==== Data section
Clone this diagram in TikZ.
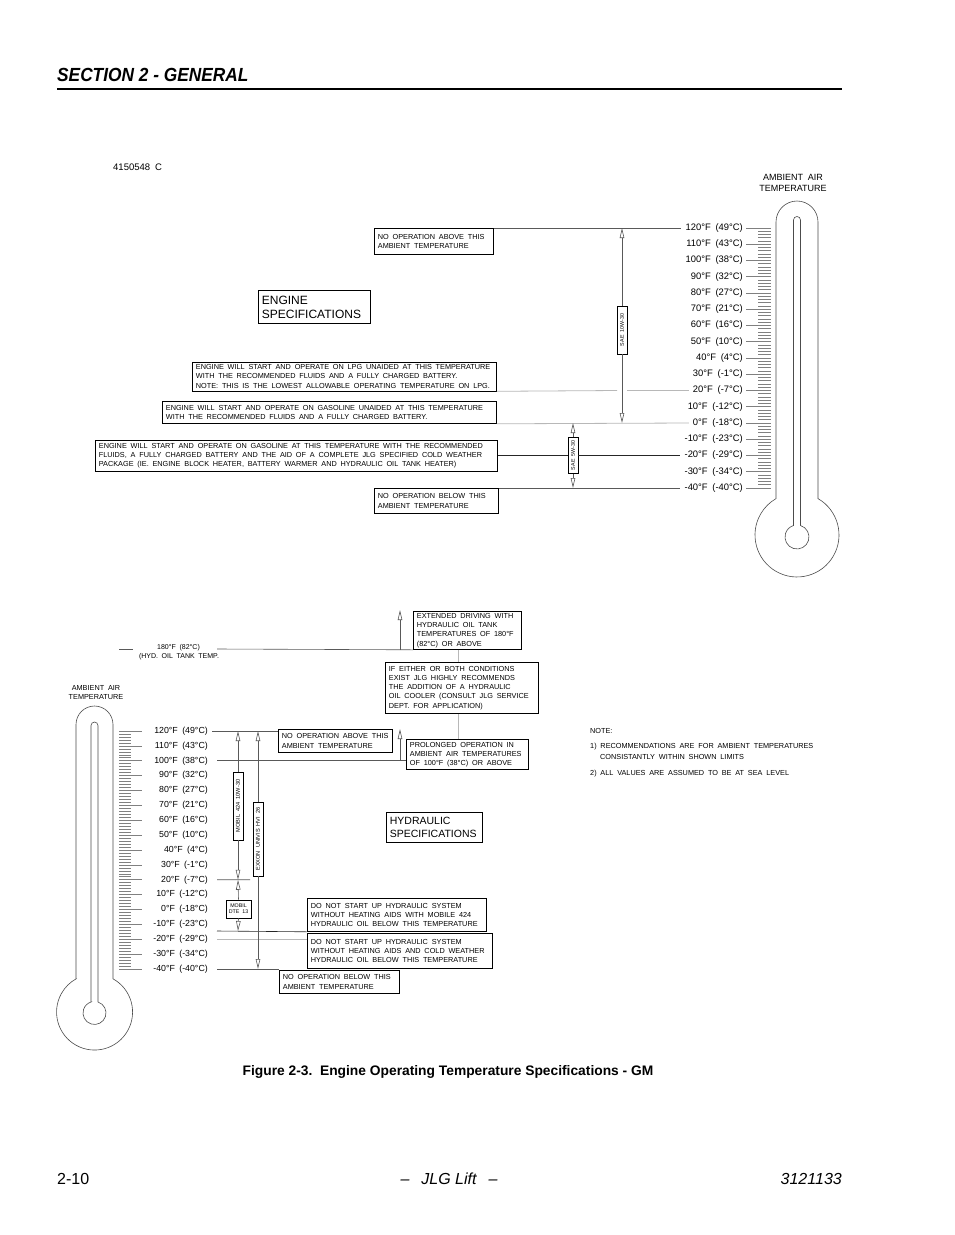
\documentclass[tikz,border=0pt]{standalone}
\usepackage{fontspec}
\setmainfont{Liberation Sans}
\usetikzlibrary{arrows.meta}
\newcommand{\wsp}{\spaceskip=0.52em plus 0.1em\relax}
\newcommand{\boxfont}{\fontsize{7.3}{9.2}\selectfont}
\newcommand{\ambAfont}{\fontsize{9}{11}\selectfont}
\newcommand{\ambBfont}{\fontsize{7.3}{9}\selectfont}
\newcommand{\hydfont}{\fontsize{7}{8}\selectfont}
\begin{document}
\begin{tikzpicture}[x=1pt,y=-1pt,
  conn/.style={draw=black!65,line width=0.6pt},
  lconn/.style={draw=black!28,line width=0.8pt},
  dconn/.style={draw=black!85,line width=0.6pt},
  oarr/.style={draw=black!65,line width=0.6pt,-{Triangle[open,length=10pt,width=4.5pt]}},
  box/.style={draw=black,line width=0.8pt,anchor=north west,align=left,inner xsep=3.5pt,inner ysep=0pt,font=\boxfont,execute at begin node=\wsp},
  lab/.style={inner sep=0pt,font=\fontsize{9.4}{10}\selectfont,anchor=east},
  blab/.style={inner sep=0pt,font=\fontsize{8.8}{10}\selectfont,anchor=east},
  rotlab/.style={draw=black,line width=0.7pt,rotate=90,minimum height=10pt,inner sep=1pt,font=\fontsize{5.3}{6}\selectfont,fill=white},
  thermo/.style={draw=black!70,line width=0.6pt},
  tickm/.style={draw=black!50,line width=0.6pt},
  txt/.style={inner sep=0pt,anchor=west,font=\boxfont,execute at begin node=\wsp},
]
\fill[white] (0,0) rectangle (954,1235);
\useasboundingbox (0,0) rectangle (954,1235);

% ---------- header / footer ----------
\node[anchor=base west,inner sep=0pt,font=\bfseries\itshape\fontsize{19}{20}\selectfont] (head) at (57,81) {\scalebox{0.91}[1]{SECTION 2 - GENERAL}};
\draw[line width=1.6pt] (57,89) -- (842,89);
\node[anchor=center,inner sep=0pt,font=\bfseries\fontsize{13.8}{15}\selectfont] (cap) at (448,1072) {Figure 2-3.\ \ Engine Operating Temperature Specifications - GM};
\node[anchor=base west,inner sep=0pt,font=\fontsize{16}{18}\selectfont] (pg) at (57,1184) {2-10};
\node[anchor=base,inner sep=0pt,font=\itshape\fontsize{16}{18}\selectfont] (jlg) at (449,1184) {--\hspace{0.75em}JLG Lift\hspace{0.75em}--};
\node[anchor=base east,inner sep=0pt,font=\itshape\fontsize{16}{18}\selectfont] (doc) at (842,1184) {3121133};

\node[txt,font=\fontsize{9.5}{10}\selectfont] (dwg) at (113,167) {4150548 C};

% ---------- top thermometer ----------
\node[align=center,inner sep=0pt,font=\ambAfont,execute at begin node=\wsp] (amb1) at (793,182.5) {AMBIENT AIR\\TEMPERATURE};
\draw[thermo] (776,498.6) -- (776,222) arc[start angle=180,end angle=360,radius=21] -- (818,498.6) arc[start angle=-60,end angle=240,radius=42] -- cycle;
\draw[thermo] (793.5,525.5) -- (793.5,220) arc[start angle=180,end angle=360,radius=3.5] -- (800.5,525.5) arc[start angle=-73,end angle=253,radius=12] -- cycle;
\foreach \t in {-40,-38,...,120} \draw[tickm] (758,{228+(120-\t)*1.625}) -- (771,{228+(120-\t)*1.625});
\foreach \t in {-40,-30,...,120} \draw[tickm] (746,{228+(120-\t)*1.625}) -- (771,{228+(120-\t)*1.625});
\foreach \fv/\cv/\nm in {120/49/a120,110/43/a110,100/38/a100,90/32/a90,80/27/a80,70/21/a70,60/16/a60,50/10/a50,40/4/a40,30/-1/a30,20/-7/a20,10/-12/a10,0/-18/a0,-10/-23/am10,-20/-29/am20,-30/-34/am30,-40/-40/am40}
  \node[lab] (\nm) at (743,{228+(120-\fv)*1.625}) {\fv{}°F\enspace(\cv{}°C)};

% ---------- engine boxes ----------
\node[box,text width=112pt,minimum height=26pt] (noabove) at (374,228) {NO OPERATION ABOVE THIS\\AMBIENT TEMPERATURE};
\node[box,font=\fontsize{12}{14}\selectfont,text width=105pt,minimum height=33pt] (engspec) at (258,290) {ENGINE\\SPECIFICATIONS};
\node[box,text width=297pt,minimum height=29pt] (lpg) at (192,361.5) {ENGINE WILL START AND OPERATE ON LPG UNAIDED AT THIS TEMPERATURE\\WITH THE RECOMMENDED FLUIDS AND A FULLY CHARGED BATTERY.\\NOTE: THIS IS THE LOWEST ALLOWABLE OPERATING TEMPERATURE ON LPG.};
\node[box,text width=327pt,minimum height=22pt] (gasun) at (162,401) {ENGINE WILL START AND OPERATE ON GASOLINE UNAIDED AT THIS TEMPERATURE\\WITH THE RECOMMENDED FLUIDS AND A FULLY CHARGED BATTERY.};
\node[box,text width=395pt,minimum height=31pt] (cold) at (95,440) {ENGINE WILL START AND OPERATE ON GASOLINE AT THIS TEMPERATURE WITH THE RECOMMENDED\\FLUIDS, A FULLY CHARGED BATTERY AND THE AID OF A COMPLETE JLG SPECIFIED COLD WEATHER\\PACKAGE (IE. ENGINE BLOCK HEATER, BATTERY WARMER AND HYDRAULIC OIL TANK HEATER)};
\node[box,text width=117pt,minimum height=25pt] (nobelow) at (374,488) {NO OPERATION BELOW THIS\\AMBIENT TEMPERATURE};

\node[rotlab,minimum width=48pt] (sae10) at (622,330) {SAE\ \ 10W-30};
\node[rotlab,minimum width=36pt] (sae5) at (573,455.5) {SAE\ \ 5W-30};
\coordinate (s10t) at (622,228);
\coordinate (s10b) at (622,423);
\coordinate (s5t) at (573,423);
\coordinate (s5b) at (573,488);
\coordinate (gapL) at (617,390.5);
\coordinate (gapR) at (627,390.5);

\draw[conn] (noabove.north east) -- ([xshift=-4pt]a120.west);
\draw[lconn] (lpg.south east) -- (gapL);
\draw[lconn] (gapR) -- ([xshift=-4pt]a20.west);
\draw[lconn] (gasun.south east) -- ([xshift=-4pt]a0.west);
\draw[dconn] (cold.east |- am20.west) -- (sae5.north);
\draw[dconn] (sae5.south) -- ([xshift=-4pt]am20.west);
\draw[conn] (nobelow.north east) -- ([xshift=-4pt]am40.west);
\draw[oarr] (sae10.east) -- (s10t);
\draw[oarr] (sae10.west) -- (s10b);
\draw[oarr] (sae5.east) -- (s5t);
\draw[oarr] (sae5.west) -- (s5b);

% ---------- bottom thermometer ----------
\node[align=center,inner sep=0pt,font=\ambBfont,execute at begin node=\wsp] (amb2) at (96,692.5) {AMBIENT AIR\\TEMPERATURE};
\draw[thermo] (76,978.8) -- (76,724.5) arc[start angle=180,end angle=360,radius=18.5] -- (113,978.8) arc[start angle=-61,end angle=241,radius=38] -- cycle;
\draw[thermo] (91,1002) -- (91,725.5) arc[start angle=180,end angle=360,radius=3.5] -- (98,1002) arc[start angle=-72.3,end angle=252.3,radius=11.5] -- cycle;
\foreach \t in {-40,-38,...,120} \draw[tickm] (119,{731+(120-\t)*1.4875}) -- (131,{731+(120-\t)*1.4875});
\foreach \t in {-40,-30,...,120} \draw[tickm] (119,{731+(120-\t)*1.4875}) -- (142,{731+(120-\t)*1.4875});
\foreach \fv/\cv/\nm in {120/49/b120,110/43/b110,100/38/b100,90/32/b90,80/27/b80,70/21/b70,60/16/b60,50/10/b50,40/4/b40,30/-1/b30,20/-7/b20,10/-12/b10,0/-18/b0,-10/-23/bm10,-20/-29/bm20,-30/-34/bm30,-40/-40/bm40}
  \node[blab] (\nm) at (208,{731+(120-\fv)*1.4875}) {\fv{}°F\enspace(\cv{}°C)};

% ---------- hydraulic boxes ----------
\node[inner sep=0pt,font=\hydfont,execute at begin node=\wsp] (h180) at (178.5,647.5) {180°F (82°C)};
\node[inner sep=0pt,font=\hydfont,execute at begin node=\wsp] (hydtank) at (179,656.5) {(HYD. OIL TANK TEMP.};
\node[box,text width=101pt,minimum height=38pt] (ext) at (413,611) {EXTENDED DRIVING WITH\\HYDRAULIC OIL TANK\\TEMPERATURES OF 180°F\\(82°C) OR ABOVE};
\node[box,text width=146pt,minimum height=51pt] (ifeither) at (385,662) {IF EITHER OR BOTH CONDITIONS\\EXIST JLG HIGHLY RECOMMENDS\\THE ADDITION OF A HYDRAULIC\\OIL COOLER (CONSULT JLG SERVICE\\DEPT. FOR APPLICATION)};
\node[box,text width=115pt,minimum height=30pt] (prolonged) at (406,739) {PROLONGED OPERATION IN\\AMBIENT AIR TEMPERATURES\\OF 100°F (38°C) OR ABOVE};
\node[box,text width=107pt,minimum height=23pt] (noabove2) at (278,729) {NO OPERATION ABOVE THIS\\AMBIENT TEMPERATURE};
\node[box,font=\fontsize{10.5}{12.5}\selectfont,text width=89pt,minimum height=30pt] (hydspec) at (386,812) {HYDRAULIC\\SPECIFICATIONS};
\node[box,text width=172pt,minimum height=33pt] (dns1) at (307,898) {DO NOT START UP HYDRAULIC SYSTEM\\WITHOUT HEATING AIDS WITH MOBILE 424\\HYDRAULIC OIL BELOW THIS TEMPERATURE};
\node[box,text width=178pt,minimum height=35pt] (dns2) at (307,933) {DO NOT START UP HYDRAULIC SYSTEM\\WITHOUT HEATING AIDS AND COLD WEATHER\\HYDRAULIC OIL BELOW THIS TEMPERATURE};
\node[box,text width=113pt,minimum height=23pt] (nobelow2) at (279,970) {NO OPERATION BELOW THIS\\AMBIENT TEMPERATURE};
\node[draw=black,line width=0.8pt,fill=white,minimum width=25pt,minimum height=18pt,inner sep=0pt,align=center,font=\fontsize{5.3}{6.3}\selectfont] (dte13) at (238.5,909) {MOBIL\\DTE\ \ 13};
\node[rotlab,minimum width=68pt,font=\fontsize{5.6}{6}\selectfont] (m424) at (238,806) {MOBIL\ \ 424\ \ 10W-30};
\node[rotlab,minimum width=74pt,font=\fontsize{5.6}{6}\selectfont] (exxon) at (258,839) {EXXON\ \ UNIVIS\ \ HVI\ \ 26};

\node[txt] (note) at (590,731) {NOTE:};
\node[txt] (note1) at (590,747) {1) RECOMMENDATIONS ARE FOR AMBIENT TEMPERATURES};
\node[txt] (note1b) at (600,757) {CONSISTANTLY WITHIN SHOWN LIMITS};
\node[txt] (note2) at (590,774) {2) ALL VALUES ARE ASSUMED TO BE AT SEA LEVEL};

\coordinate (hydL) at (119,649);
\coordinate (hydLe) at (133,649);
\coordinate (hydR) at (217,649);
\coordinate (extup) at (400,610);
\coordinate (gx) at (458,0);
\coordinate (m424t) at (238,731);
\coordinate (m424b) at (238,879.75);
\coordinate (dteb) at (238,931);
\coordinate (exxt) at (258,731);
\coordinate (exxb) at (258,969);
\coordinate (m15) at (217,931);
\coordinate (m20end) at (250,879.75);
\coordinate (pup) at (400,729);

\draw[conn] (hydL) -- (hydLe);
\draw[conn] (ext.south west) -- (hydR);
\draw[oarr] ([xshift=-13pt]ext.south west) -- (extup);
\draw[lconn] (ext.south -| gx) -- (ifeither.north -| gx);
\draw[lconn] (ifeither.south -| gx) -- (prolonged.north -| gx);
\draw[conn] ([xshift=4pt]b120.east) -- (noabove2.west |- b120.east);
\draw[conn] ([xshift=9pt]b100.east) -- (prolonged.west |- b100.east);
\draw[oarr] ([xshift=-6pt]prolonged.west |- b100.east) -- (pup);
\draw[conn] ([xshift=9pt]b20.east) -- (m20end);
\draw[dconn] (m15) -- (dns1.south west);
\draw[lconn] ([xshift=9pt]bm20.east) -- (dns2.west |- bm20.east);
\draw[conn] ([xshift=9pt]bm40.east) -- (nobelow2.west |- bm40.east);
\draw[oarr] (m424.east) -- (m424t);
\draw[oarr] (m424.west) -- (m424b);
\draw[oarr] (dte13.north) -- (m424b);
\draw[oarr] (dte13.south) -- (dteb);
\draw[oarr] (exxon.east) -- (exxt);
\draw[oarr] (exxon.west) -- (exxb);
\end{tikzpicture}
\end{document}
========
## Requirements:
Pictures are excluded; extract exactly the lines from the start of the data through the line that holds "(doc) at (842,1184)", both ends included.

## Exercise output:
Clone this diagram in TikZ.
\documentclass[tikz,border=0pt]{standalone}
\usepackage{fontspec}
\setmainfont{Liberation Sans}
\usetikzlibrary{arrows.meta}
\newcommand{\wsp}{\spaceskip=0.52em plus 0.1em\relax}
\newcommand{\boxfont}{\fontsize{7.3}{9.2}\selectfont}
\newcommand{\ambAfont}{\fontsize{9}{11}\selectfont}
\newcommand{\ambBfont}{\fontsize{7.3}{9}\selectfont}
\newcommand{\hydfont}{\fontsize{7}{8}\selectfont}
\begin{document}
\begin{tikzpicture}[x=1pt,y=-1pt,
  conn/.style={draw=black!65,line width=0.6pt},
  lconn/.style={draw=black!28,line width=0.8pt},
  dconn/.style={draw=black!85,line width=0.6pt},
  oarr/.style={draw=black!65,line width=0.6pt,-{Triangle[open,length=10pt,width=4.5pt]}},
  box/.style={draw=black,line width=0.8pt,anchor=north west,align=left,inner xsep=3.5pt,inner ysep=0pt,font=\boxfont,execute at begin node=\wsp},
  lab/.style={inner sep=0pt,font=\fontsize{9.4}{10}\selectfont,anchor=east},
  blab/.style={inner sep=0pt,font=\fontsize{8.8}{10}\selectfont,anchor=east},
  rotlab/.style={draw=black,line width=0.7pt,rotate=90,minimum height=10pt,inner sep=1pt,font=\fontsize{5.3}{6}\selectfont,fill=white},
  thermo/.style={draw=black!70,line width=0.6pt},
  tickm/.style={draw=black!50,line width=0.6pt},
  txt/.style={inner sep=0pt,anchor=west,font=\boxfont,execute at begin node=\wsp},
]
\fill[white] (0,0) rectangle (954,1235);
\useasboundingbox (0,0) rectangle (954,1235);

% ---------- header / footer ----------
\node[anchor=base west,inner sep=0pt,font=\bfseries\itshape\fontsize{19}{20}\selectfont] (head) at (57,81) {\scalebox{0.91}[1]{SECTION 2 - GENERAL}};
\draw[line width=1.6pt] (57,89) -- (842,89);
\node[anchor=center,inner sep=0pt,font=\bfseries\fontsize{13.8}{15}\selectfont] (cap) at (448,1072) {Figure 2-3.\ \ Engine Operating Temperature Specifications - GM};
\node[anchor=base west,inner sep=0pt,font=\fontsize{16}{18}\selectfont] (pg) at (57,1184) {2-10};
\node[anchor=base,inner sep=0pt,font=\itshape\fontsize{16}{18}\selectfont] (jlg) at (449,1184) {--\hspace{0.75em}JLG Lift\hspace{0.75em}--};
\node[anchor=base east,inner sep=0pt,font=\itshape\fontsize{16}{18}\selectfont] (doc) at (842,1184) {3121133};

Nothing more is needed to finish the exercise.